Upvote:-1
Australian cattle industry was part of the frontier wars and settler process. It was a capital intensive form of guerilla and economic warfare, and was backed by massive state-capital apparatuses in capital cities.
Cattle runs were sold or leased in head to extremely rich well connected families of old British capital, or extremely successful second generation Australian capital. The Downers of the 19th century in South Australia are an example of this kind of group.
Leasees in chief or owners would sublet on the basis of a certain body of cattle having to be on the run by a certain time. These anticipated growth requirements involved the destruction of aboriginal nations' economies and domestic economies, and this usually involved informal warfare. Sub-lettors would hire station managers as employees with profit sharing arrangments to actually live remotely. These station owners would recruit men, including out of country aboriginal men, to actually conduct the day to day business and warfare.
This was capital intensive industry requiring complex difficult to maintain beasts, moveable tools (rifles etc.), fixed capital infrastructure, and skilled and semi-skilled labour.
The concentrations of water, and the presence of capital goods allowing for coralling at watering points, or stock movement points, allowed for concentrated separation, including capitalisation through fixed plant and equipment.
Transport, being via fixed allowance driving routes also allowed for concentration.
Finally the chief gambit for agricultural companies was capital seizure not rent. The sub-tenant would fail stocking requirements and their stock and improvement seized via bankruptcy. The successful station manager would finally buy his lease from the company, instead of being an employee on profit sharing. And drought would wipe them out and the tenant in chief would bankrupt them and resume their ownership with all the improvements made. At the heart of this strategy is capitalisation, not a romantic wilderness, but pounds and shillings of wire and wood.
Noel Butlin is the seminal economic historian of the industry for the 19th century, though more recent works have developed the role of cattle capital in massacre and economic warfare.
Upvote:1
I've seen here in UK demonstrations by U.S. cowboys of cutting into a herd with a larriot, and very effective it is. So many of the cowboy films show herds being driven at speed for miles, which is far from the truth. WE presumably are talking about domestic breeds rather than buffalo, even if they are roaming in a wild context. The stock would never get any flesh on them if they were constantly being run all the way to the rail-head. So, cattle being quite curious, will not charge away unless the stockman charges at them, and I daresay for branding and castration it would not be too difficult to take out stirks from quite a large free-ranging herd.
Upvote:1
The process of collecting and separating free-range cattle in early California was the rodeo (which later gave its name to a sporting event).

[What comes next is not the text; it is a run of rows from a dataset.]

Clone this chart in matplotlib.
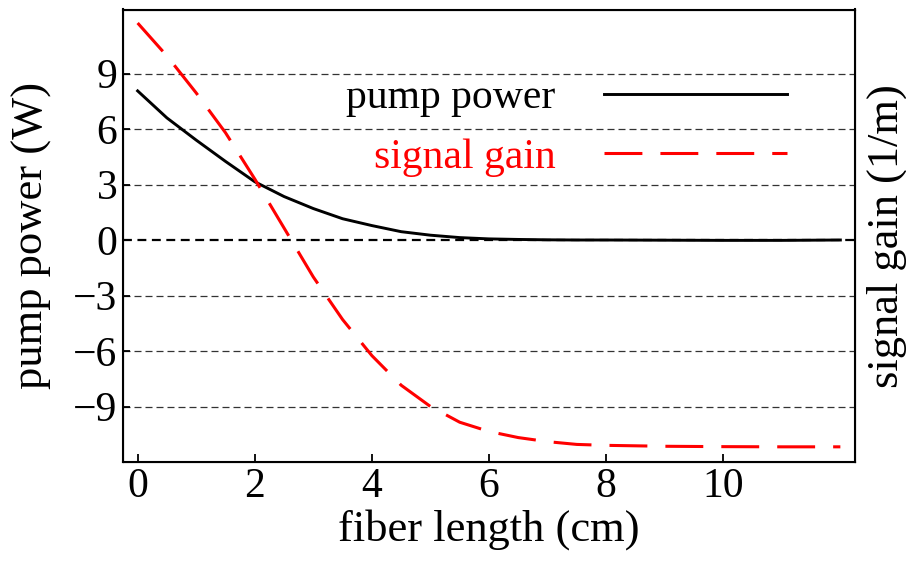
import matplotlib
matplotlib.use("Agg")
import matplotlib.pyplot as plt
import numpy as np

plt.rcParams['font.family'] = ['Liberation Serif', 'DejaVu Serif']

# data
length_cm = [0.0, 0.5, 1.0, 1.5, 2.0, 2.5, 3.0, 3.5, 4.0, 4.5, 5.0, 5.5, 6.0,
             6.5, 7.0, 7.5, 8.0, 9.0, 10.0, 11.0, 12.0]
pump_power = [8.06, 6.6, 5.4, 4.25, 3.15, 2.35, 1.7, 1.15, 0.78, 0.45, 0.26,
              0.13, 0.06, 0.03, 0.01, 0.0, 0.0, -0.01, -0.02, -0.02, 0.0]
signal_gain = [11.73, 9.95, 7.95, 5.8, 3.3, 0.65, -2.0, -4.3, -6.25, -7.85,
               -9.0, -9.85, -10.35, -10.68, -10.9, -11.05, -11.1, -11.15,
               -11.17, -11.18, -11.18]
x_ticks = [0, 2, 4, 6, 8, 10]
y_ticks = [-9, -6, -3, 0, 3, 6, 9]

fig = plt.figure(figsize=(9.06, 5.61), dpi=100)
fig.subplots_adjust(left=123 / 906, right=855 / 906,
                    top=1 - 9.5 / 561, bottom=1 - 462 / 561)
ax = fig.add_subplot(111)

# horizontal grid
for yv in y_ticks:
    if yv == 0:
        ax.axhline(yv, color='black', lw=1.6, ls=(0, (4, 2.5)), zorder=1)
    else:
        ax.axhline(yv, color='#333333', lw=0.9, ls=(0, (5.6, 3.2)), zorder=1)

ax.plot(length_cm, pump_power, color='black', lw=2.1, label='pump power',
        zorder=3)
ax.plot(length_cm, signal_gain, color='red', lw=2.2, dashes=(12.4, 5.9),
        label='signal gain', zorder=3)

ax.set_xlim(-0.25, 12.25)
ax.set_ylim(-12.0, 12.46)
ax.set_xticks(x_ticks)
ax.set_yticks(y_ticks)
ax.tick_params(direction='in', length=6, width=1.3, labelsize=30, pad=4)
ax.tick_params(axis='y', length=5, pad=4)
for sp in ax.spines.values():
    sp.set_linewidth(1.5)

ax.set_xlabel('fiber length (cm)', fontsize=32, labelpad=2)
ax.set_ylabel('pump power (W)', fontsize=32)
ax.yaxis.set_label_coords(-0.097, 0.5)

ax2 = ax.twinx()
ax2.set_ylim(ax.get_ylim())
ax2.set_yticks([])
ax2.set_ylabel('signal gain (1/m)', fontsize=32, labelpad=8)

leg = ax.legend(loc='upper right', bbox_to_anchor=(0.907, 0.847),
                frameon=False, fontsize=30, markerfirst=False,
                handlelength=4.4, handletextpad=1.15, labelspacing=0.5,
                borderpad=0, borderaxespad=0)
for txt, ln in zip(leg.get_texts(), leg.get_lines()):
    txt.set_color(ln.get_color())
    txt.set_ha('right')

fig.savefig('out.png', dpi=100)
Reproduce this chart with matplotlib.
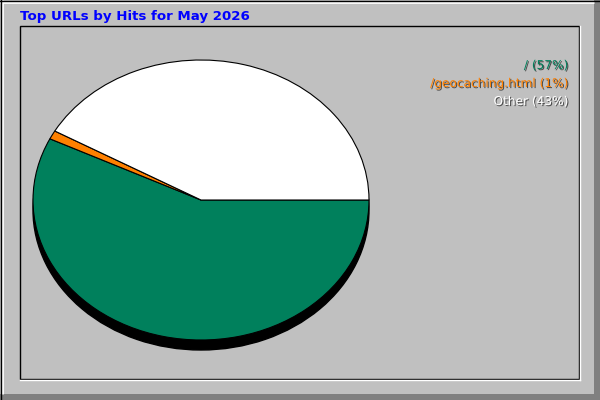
import matplotlib.pyplot as plt
import matplotlib.patheffects as pe
from matplotlib.patches import Rectangle

# Datos del gráfico
title = 'Top URLs by Hits for May 2026'
urls = ['/', '/geocaching.html', 'Other']
shares = [57.2, 1.0, 41.8]
pct_labels = ['57%', '1%', '43%']
slice_colors = ['#00805c', '#ff8000', '#ffffff']

W, H = 600, 400
fig = plt.figure(figsize=(6, 4), dpi=100, facecolor='#c0c0c0')

# Fondo y bordes en coordenadas de píxel
bg = fig.add_axes([0, 0, 1, 1])
bg.set_xlim(0, W)
bg.set_ylim(H, 0)
bg.axis('off')
bg.add_patch(Rectangle((0, 0), W, H, facecolor='#c0c0c0', edgecolor='none'))
bg.add_patch(Rectangle((594, 0), 6, H, facecolor='#808080', edgecolor='none'))
bg.add_patch(Rectangle((0, 394), W, 6, facecolor='#808080', edgecolor='none'))
bg.plot([1.5, 1.5], [0, 394], color='white', lw=2, solid_capstyle='butt')
bg.plot([0, 594], [1.5, 1.5], color='white', lw=2, solid_capstyle='butt')
bg.plot([0.5, 0.5], [0, 400], color='black', lw=1)
bg.plot([0, 600], [0.5, 0.5], color='black', lw=1)
bg.add_patch(Rectangle((19.5, 25.5), 559, 353, fill=False, edgecolor='black', lw=1))
bg.plot([20, 580], [379.5, 379.5], color='white', lw=1)
bg.plot([579.5, 579.5], [26, 380], color='white', lw=1)

# Título
bg.text(20, 20, title, color='#0000ff', fontsize=9.6, fontweight='bold',
        ha='left', va='baseline')

# Leyenda con sombra
for i, (u, p, c) in enumerate(zip(urls, pct_labels, slice_colors)):
    bg.text(568, 69 + i * 18, f'{u} ({p})', color=c, fontsize=8.75,
            ha='right', va='baseline',
            path_effects=[pe.withSimplePatchShadow(offset=(0.8, -0.8),
                                                   shadow_rgbFace='#404040',
                                                   alpha=0.9)])

# Pastel elíptico con sombra inferior
cx, cy, rx, ry, depth = 201, 200, 168, 140, 10


def pie_axes(dy):
    return fig.add_axes([(cx - rx) / W, 1 - (cy + ry + dy) / H,
                         2 * rx / W, 2 * ry / H])


sh = pie_axes(depth)
sh.pie([1], colors=['black'], wedgeprops=dict(edgecolor='black', linewidth=1))
sh.set_aspect('auto')
sh.set_xlim(-1, 1)
sh.set_ylim(-1, 1)

ax = pie_axes(0)
ax.pie(shares, colors=slice_colors, startangle=0, counterclock=False,
       wedgeprops=dict(edgecolor='black', linewidth=0.8))
ax.set_aspect('auto')
ax.set_xlim(-1, 1)
ax.set_ylim(-1, 1)

fig.savefig('out.png', dpi=100, facecolor='#c0c0c0')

These were held at specifically suited locations; place names in both Northern and Southern California refer to the practice.
Several Indian cowboys on horseback (often they were the only Indians locally allowed to ride horses), moving faster than the cattle, could force these into a dense, round whorl with the wranglers at the perimeter. They would then extract individual cattle from the rodeo, for branding or slaughter, by lassooing them with a horsehair lariat (reata).
There are a few details in Burcham's "Cattle and range forage in California: 1770-1880". Also see Cleland's "The Cattle on a Thousand Hills".
Upvote:4
Most of the large herds running in Australia were not as free as the question implies. Large cattle stations and runs in Australia did have conveniently located infrastructure like yards, paddocks, and dams for concentrating and holding animals for processing. Herds would be moved over long distances and divided as desired into manageable batches with skilled hors*m*n and highly trained cattle dogs. A genuinely rootless drover, to the extent such actually existed, would simply have to be very good at improvising or borrowing facilities along their way as needed. A trail-blazer would build with an eye to future requirements, a free-loader would borrow or make temporary improvizations. With good dogs and skilled riders, isolating and controlling the animals would be the least of their problems.